In the wake of the Bain Capital cancer ad, campaign spokeswoman Andrea Saul went on television to defend Romney and, along the way, said, “To that point, if people had been in Massachusetts, under Governor Romney’s health care plan, they would have had health care.” This was a huge mistake. Saul was subsequently pilloried by conservatives for defending him by invoking such a (gasp) liberal achievement—by that point, Obamacare was the law of the land and it was verboten for Romney to mention his Massachusetts health care innovation. Romney was even forced to cut a line from his book about bringing that reform to the entire nation.
This was perhaps the greatest wrong done to Romney. The entire reason he had emerged as a presidential contender among Republicans was because he understood that there were problems that needed solving and that conservatives needed to compete with liberals in a war of ideas to solve them. Romney may be the only Republican in Washington who’s actually notched a recent major policy accomplishment that was celebrated across partisan lines: His Commonwealth Care was an example of this brand of politics; when there were enough Republicans interested in co-opting liberal issues and beating Democrats to market with solutions, Romney was top dog. He won the Conservative Political Action Conference straw poll four times between 2007 and 2012. But as I wrote in 2012, the party turned on him: “For all of the grief that Romney has taken for his multitude of flip-flops over the years, those are not, collectively, as damaging to Romney’s ambition as the way the Republican Party has flopped on him.”

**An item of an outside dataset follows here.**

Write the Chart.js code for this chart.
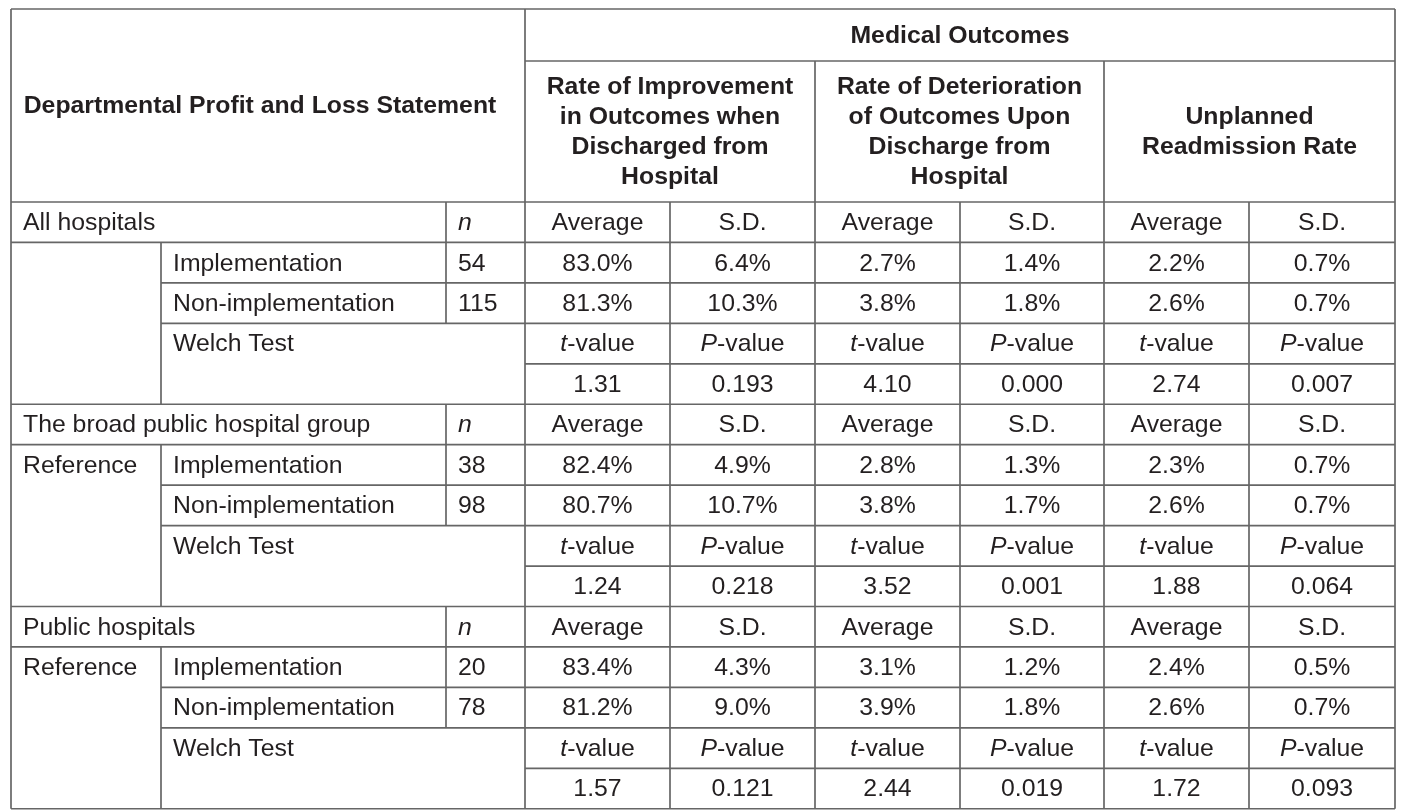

Conservatives may want, even need, this ersatz martyrdom of Mitt Romney to exist to explain away their Trumpian turn, to spin the story that liberals’ treatment of Romney’s shortcomings gave them no choice. This all neatly forgets the fact that Republicans very much could have taken a second path but chose to abandon it. They sure have a funny way of treating their martyr, though. In 2020, CPAC chairman Matt Schapp told Greta Van Susteren that the four-time straw-poll winner would not be physically safe if he attended the conference. The fact is that Republicans have long been, and continue to be, Romney’s most dedicated persecutors. And through their persecution of him, they gave themselves permission to make their radical turn a long time ago.